I was watching Car Gurus adds and saw vast differences in pricing across the state...called on many, and they all had what was advertised ...no problem. What you bought is what I had in 2018 new, and I hated it....so I sold it, and for 44k, have the truck like you have except 4x4 and diesel...plus some options...big screen, sound deadening, and better seats. I love it.


----------



## Bearded Wonder (Jan 21, 2011)

Joasis said:


> I was watching Car Gurus adds and saw vast differences in pricing across the state...called on many, and they all had what was advertised ...no problem. What you bought is what I had in 2018 new, and I hated it....so I sold it, and for 44k, have the truck like you have except 4x4 and diesel...plus some options...big screen, sound deadening, and better seats. I love it.




Why did you hate it? 


Sent from my iPhone using Tapatalk Pro


----------



## Joasis (Mar 28, 2006)

I didnt like the gas engine. I pull heavy trailers, and I simply was not satisfied...


----------



## WarnerConstInc. (Jan 30, 2008)

My super clean 41 and almost 23 year old trucks turn more heads and get more compliments than any new truck. 

Personally I don't give two turds what anyone drives. 

Sent from my SM-N960U using Tapatalk


----------



## Mordekyle (May 20, 2014)

avenge said:


> I'm not out to impress anyone but myself I have both clients and contractors comment on my vehicles all the time "It's a reflection on my business" as some have said. No they don't see me get out of it but they certainly see it on their property. They won't see me put plywood under it to catch the oil leak, open a door and everything fall out or a dash so cluttered the defrosters don't work.
> 
> It doesn't have to be new to look nice.
> 
> I had a long time customer that was excited to see my new van she loves it.




Customers are generally impressed when they see my roll up door roll up with the garage door opener and see shelves of Tstaks and cabinets in the back of the van.

I don’t think they are as impressed when they see the dash full of mail, receipts, invoices, safety glasses, scraps.

I don’t let anyone see where Blacktop uses the area between the seats. 


Sent from my iPhone using Tapatalk


----------



## dayexco (Mar 4, 2006)

not too long ago, i bought a 17 lease return with 28k miles on it for less than half the "sticker" price of a new one.

to me, foolish to buy new.


----------



## Inner10 (Mar 12, 2009)

WarnerConstInc. said:


> My super clean 41 and almost 23 year old trucks turn more heads and get more compliments than any new truck.
> 
> Personally I don't give two turds what anyone drives.
> 
> Sent from my SM-N960U using Tapatalk


Drive my truck for a week, it's almost annoying answering the same questions over and over.


----------



## WarnerConstInc. (Jan 30, 2008)

Inner10 said:


> Drive my truck for a week, it's almost annoying answering the same questions over and over.
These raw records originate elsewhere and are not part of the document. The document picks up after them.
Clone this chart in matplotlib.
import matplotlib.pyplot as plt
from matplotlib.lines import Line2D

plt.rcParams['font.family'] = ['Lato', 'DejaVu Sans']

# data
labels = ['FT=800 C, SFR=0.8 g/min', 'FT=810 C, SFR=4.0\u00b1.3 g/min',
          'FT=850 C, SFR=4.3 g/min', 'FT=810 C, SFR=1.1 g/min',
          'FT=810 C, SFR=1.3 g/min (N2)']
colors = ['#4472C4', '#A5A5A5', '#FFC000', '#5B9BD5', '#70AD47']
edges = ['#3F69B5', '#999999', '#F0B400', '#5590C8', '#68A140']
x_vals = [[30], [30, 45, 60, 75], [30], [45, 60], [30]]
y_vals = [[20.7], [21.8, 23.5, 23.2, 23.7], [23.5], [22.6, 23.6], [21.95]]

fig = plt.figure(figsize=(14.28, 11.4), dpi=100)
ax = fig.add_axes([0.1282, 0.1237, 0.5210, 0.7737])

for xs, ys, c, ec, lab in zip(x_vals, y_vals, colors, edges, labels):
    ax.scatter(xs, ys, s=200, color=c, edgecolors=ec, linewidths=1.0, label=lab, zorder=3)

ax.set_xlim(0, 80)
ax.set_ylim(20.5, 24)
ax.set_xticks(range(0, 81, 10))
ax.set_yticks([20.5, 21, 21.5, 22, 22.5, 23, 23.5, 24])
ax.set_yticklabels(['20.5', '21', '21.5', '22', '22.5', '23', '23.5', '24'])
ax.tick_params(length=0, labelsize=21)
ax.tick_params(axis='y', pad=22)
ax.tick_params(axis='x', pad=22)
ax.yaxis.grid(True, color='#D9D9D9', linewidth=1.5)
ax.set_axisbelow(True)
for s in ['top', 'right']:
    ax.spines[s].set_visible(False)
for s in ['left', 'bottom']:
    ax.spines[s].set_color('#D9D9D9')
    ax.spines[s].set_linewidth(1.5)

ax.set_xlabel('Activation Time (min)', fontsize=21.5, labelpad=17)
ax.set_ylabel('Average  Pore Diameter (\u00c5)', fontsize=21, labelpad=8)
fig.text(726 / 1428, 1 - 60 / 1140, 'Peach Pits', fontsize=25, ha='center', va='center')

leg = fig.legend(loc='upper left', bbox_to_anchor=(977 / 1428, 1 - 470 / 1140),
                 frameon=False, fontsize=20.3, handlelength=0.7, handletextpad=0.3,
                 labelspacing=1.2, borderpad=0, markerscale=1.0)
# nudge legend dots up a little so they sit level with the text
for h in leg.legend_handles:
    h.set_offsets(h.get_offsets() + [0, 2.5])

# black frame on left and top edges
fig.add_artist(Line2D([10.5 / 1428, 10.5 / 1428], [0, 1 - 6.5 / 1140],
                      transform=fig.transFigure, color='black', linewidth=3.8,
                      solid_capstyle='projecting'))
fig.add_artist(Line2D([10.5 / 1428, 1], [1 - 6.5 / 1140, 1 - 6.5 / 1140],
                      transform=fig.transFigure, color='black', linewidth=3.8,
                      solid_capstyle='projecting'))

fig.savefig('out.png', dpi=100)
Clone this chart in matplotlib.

Heck yes it is. Cant go one week without someone asking to buy one, how many miles, what's done to it, blah, blah, blah. 

One kid even begged me. Lol. 

Sent from my SM-N960U using Tapatalk


----------



## Kumpel (Aug 30, 2017)

Joasis said:


> Warren said:
> 
> 
> > Exactly. I don't buy the old "If you dont drive a new truck you wont get the good work". I have proudly driven gently used vehicles my whole life. A trim carpenter I work with was talking the other day and vehicles came up.
> ...


Well put


----------



## Irishslave (Jun 20, 2010)

Since for most, you have to travel to your customer instead of the customer traveling to you the truck is overhead. Uncle Sam gives you 58 cents a mile for business miles (the line is pretty clear on what qualifies fudge or no fudge) There's out of pocket no matter how you look at it. Sales tax is killer if your state has it and so is insurance. To me the answer still isn't clear. it's not like you can put a line item in the invoice for "transportation expense"


----------



## hdavis (Feb 14, 2012)

I've seen a school bus up here that had the middle body cut out and the rear part attached to the front, so it had a full blown office behind the front seat.

I think a 15-20' bed was put on the back frame. It looked interesting, but who knows how practical it is.


----------



## A&E Exteriors (Aug 14, 2009)

hdavis said:


> Is there such a thing?


I met some guys in Ft. Lauderdale that stretch trucks.


----------



## WarnerConstInc. (Jan 30, 2008)

Tons of companies on 6 door conversions google search

http://www.customautosbytim.com/

Sent from my SM-N960U using Tapatalk


----------